Similar to Fick, John Thornton also calls attention to the non-European context of the Haitian Revolution in order to underscore the historical agency of the Haitian slaves. Through an exploration of the African origins of Haitian slaves, Thornton first points out that numerous African slaves in Haiti came from a central part of Africa known as the Kongo. Because of their African origins, Thornton argues that many of the rebelling slaves came to Haiti with extensive military experience, as the Kingdom of Kongo was in the midst of a long, devastating civil war during the height of the transatlantic slave trade. Thus, Thornton concludes that when rebellion broke out, African-Haitian slaves were already experienced and ready to fight for their freedom.[16]
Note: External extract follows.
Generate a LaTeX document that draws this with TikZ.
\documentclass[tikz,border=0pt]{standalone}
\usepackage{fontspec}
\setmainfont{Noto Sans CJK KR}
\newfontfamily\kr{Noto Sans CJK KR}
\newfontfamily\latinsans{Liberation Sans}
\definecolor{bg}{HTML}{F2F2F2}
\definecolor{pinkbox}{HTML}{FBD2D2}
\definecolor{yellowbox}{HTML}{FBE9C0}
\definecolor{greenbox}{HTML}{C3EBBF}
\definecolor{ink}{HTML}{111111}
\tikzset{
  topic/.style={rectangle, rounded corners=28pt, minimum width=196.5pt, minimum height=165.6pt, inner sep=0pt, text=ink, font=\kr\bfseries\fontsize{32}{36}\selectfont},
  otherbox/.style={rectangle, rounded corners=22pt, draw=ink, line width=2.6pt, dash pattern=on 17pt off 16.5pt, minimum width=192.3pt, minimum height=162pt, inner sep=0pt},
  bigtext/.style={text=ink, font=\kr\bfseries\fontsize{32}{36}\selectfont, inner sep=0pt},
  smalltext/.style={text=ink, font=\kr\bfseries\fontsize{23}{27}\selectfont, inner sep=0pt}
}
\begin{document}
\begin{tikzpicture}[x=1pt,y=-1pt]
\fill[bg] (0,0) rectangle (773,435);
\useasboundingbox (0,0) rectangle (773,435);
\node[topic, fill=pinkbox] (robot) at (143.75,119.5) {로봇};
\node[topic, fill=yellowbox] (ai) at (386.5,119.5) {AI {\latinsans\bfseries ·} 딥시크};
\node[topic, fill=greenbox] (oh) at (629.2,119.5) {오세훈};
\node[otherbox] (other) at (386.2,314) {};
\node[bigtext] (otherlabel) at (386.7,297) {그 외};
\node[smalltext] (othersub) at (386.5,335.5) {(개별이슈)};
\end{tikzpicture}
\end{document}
A more recent trend in the scholarship on the Haitian Revolution has pushed the narrative of revolution outward once again. In a similar vein to the previous studies of Genovese and Blackburn, Lynn Hunt argues that Haitian Revolution brought the ideologies of the French Revolution to the forefront of the Western World.[17] In her work Inventing Human Rights, Hunt contends that the freedom fighters of Haiti took up the revolutionary torch that France was unable to maintain. While Hunt claims that the ideals of equality and liberty originated in France, she concludes that Haiti revolutionaries pushed these ideals to the fullest extent. Analogous to Hunt, Laurent Dubois also describes the Haitian Revolution as a pivotal moment in World history. Unlike his earlier monograph Colony of Citizens, Dubois offers a synthesis of secondary materials in his text Avengers of the New World: The Story of the Haitian Revolution. [18] “By creating a society,” Dubois explains, “in which all people, of all colors, were granted freedom and citizenship, the Haitian Revolution forever transformed the world.” In all, Dubois contends that the Haitian Revolution played a central role in the destruction of slavery in the Americas. As such, he concludes that it marked a crucial moment in the history of democracy and the struggle for human rights.[19]
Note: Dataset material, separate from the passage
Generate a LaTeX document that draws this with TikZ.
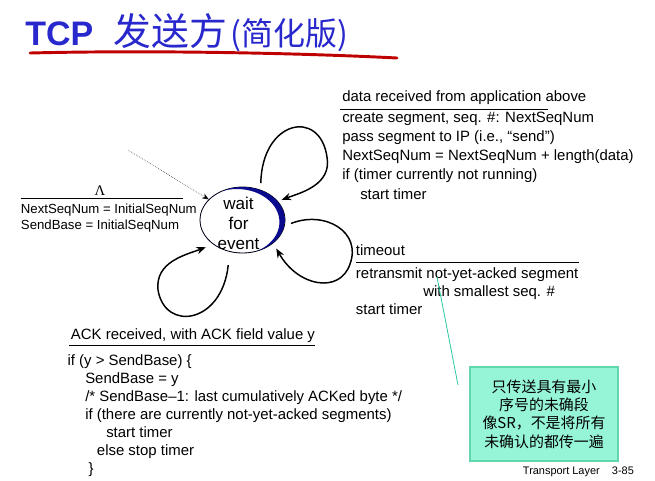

As this body of work suggests, scholars have provided several frameworks for understanding the Haitian Revolution. T. Lothrop Stoddard, for example, looks to race while C.L.R. James points to class dynamics in order to explain the events of the revolution. Eugene Genovese and Robin Blackburn also highlight broader contextual structures, whether French revolutionary political ideologies or rising commercial ethics, while Carolyn Fick and John Thornton bring attention to the circumstances on the ground to argue for the significance of the revolution’s non-European foundations. In more recent works, the Haitian Revolution is increasingly portrayed as a pivotal moment in World history. Lynn Hunt and Laurent Dubois, for instance, insist that the revolution championed the struggle for racial equality and human rights. In all these interpretations, the Haitian Revolution is either a byproduct of the French Revolution, an effort to rebel against French authority, or a pivotal moment for “modern” Western society.
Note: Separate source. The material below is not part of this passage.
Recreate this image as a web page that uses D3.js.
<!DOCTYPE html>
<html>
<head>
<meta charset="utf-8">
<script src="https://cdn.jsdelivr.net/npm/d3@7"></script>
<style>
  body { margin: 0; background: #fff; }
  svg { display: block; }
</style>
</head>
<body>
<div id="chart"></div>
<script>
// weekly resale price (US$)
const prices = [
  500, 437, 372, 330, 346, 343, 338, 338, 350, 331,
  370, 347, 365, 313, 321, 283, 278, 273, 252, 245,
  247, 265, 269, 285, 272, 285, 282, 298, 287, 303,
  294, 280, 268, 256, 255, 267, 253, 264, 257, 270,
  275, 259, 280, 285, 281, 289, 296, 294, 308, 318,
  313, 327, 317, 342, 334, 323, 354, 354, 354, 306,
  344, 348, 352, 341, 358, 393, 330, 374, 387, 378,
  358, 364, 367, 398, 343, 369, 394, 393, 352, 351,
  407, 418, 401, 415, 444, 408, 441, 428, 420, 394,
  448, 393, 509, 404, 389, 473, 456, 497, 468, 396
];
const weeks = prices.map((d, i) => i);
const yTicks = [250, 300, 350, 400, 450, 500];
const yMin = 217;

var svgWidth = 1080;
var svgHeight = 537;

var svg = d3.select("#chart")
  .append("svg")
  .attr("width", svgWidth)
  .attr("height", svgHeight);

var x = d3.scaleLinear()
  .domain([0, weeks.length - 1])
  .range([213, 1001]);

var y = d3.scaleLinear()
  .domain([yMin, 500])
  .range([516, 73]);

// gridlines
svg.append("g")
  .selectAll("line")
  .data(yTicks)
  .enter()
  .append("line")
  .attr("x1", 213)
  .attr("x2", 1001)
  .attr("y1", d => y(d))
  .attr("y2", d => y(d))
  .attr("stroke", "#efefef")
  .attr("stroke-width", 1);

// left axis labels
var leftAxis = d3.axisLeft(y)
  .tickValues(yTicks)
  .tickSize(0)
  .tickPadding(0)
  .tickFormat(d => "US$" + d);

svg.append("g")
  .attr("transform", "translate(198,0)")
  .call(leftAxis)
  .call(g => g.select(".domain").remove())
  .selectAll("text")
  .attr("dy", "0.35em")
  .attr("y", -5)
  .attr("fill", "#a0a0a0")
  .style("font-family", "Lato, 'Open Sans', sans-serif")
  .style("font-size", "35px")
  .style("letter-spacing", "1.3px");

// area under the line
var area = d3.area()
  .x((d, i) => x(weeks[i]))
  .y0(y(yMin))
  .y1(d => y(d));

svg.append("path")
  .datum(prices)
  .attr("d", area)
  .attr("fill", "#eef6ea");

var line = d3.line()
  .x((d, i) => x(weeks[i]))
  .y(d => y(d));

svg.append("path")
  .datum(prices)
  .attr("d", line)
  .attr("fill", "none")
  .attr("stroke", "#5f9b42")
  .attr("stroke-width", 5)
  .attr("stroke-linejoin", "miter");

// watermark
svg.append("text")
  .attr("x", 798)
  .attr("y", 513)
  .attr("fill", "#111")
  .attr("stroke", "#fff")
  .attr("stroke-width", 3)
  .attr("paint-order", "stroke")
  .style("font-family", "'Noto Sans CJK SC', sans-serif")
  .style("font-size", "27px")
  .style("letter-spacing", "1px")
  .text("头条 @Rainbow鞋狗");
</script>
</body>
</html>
Do any of these scholars successfully break the silence? In a word, No. While there is a range of frameworks, the history of the Haitian Revolution remains silent. This is not to say these works do not offer valuable contributions. Fick’s work, for instance, offers an impressive analysis of the local aspects of the revolution, which resists the tendency to portray the revolutionaries as merely passive recipients of French revolutionary ideals. In the process, Fick’s work is able to capture the historical agency of Haitian revolutionaries. Still, we must be cautious about adopting arguments that focus solely on one factor, whether it is local or broader contextual elements. To say the least, a revolution is a complicated process; directing our attention to one element over others, tends to “hero-ize” that aspect of the past.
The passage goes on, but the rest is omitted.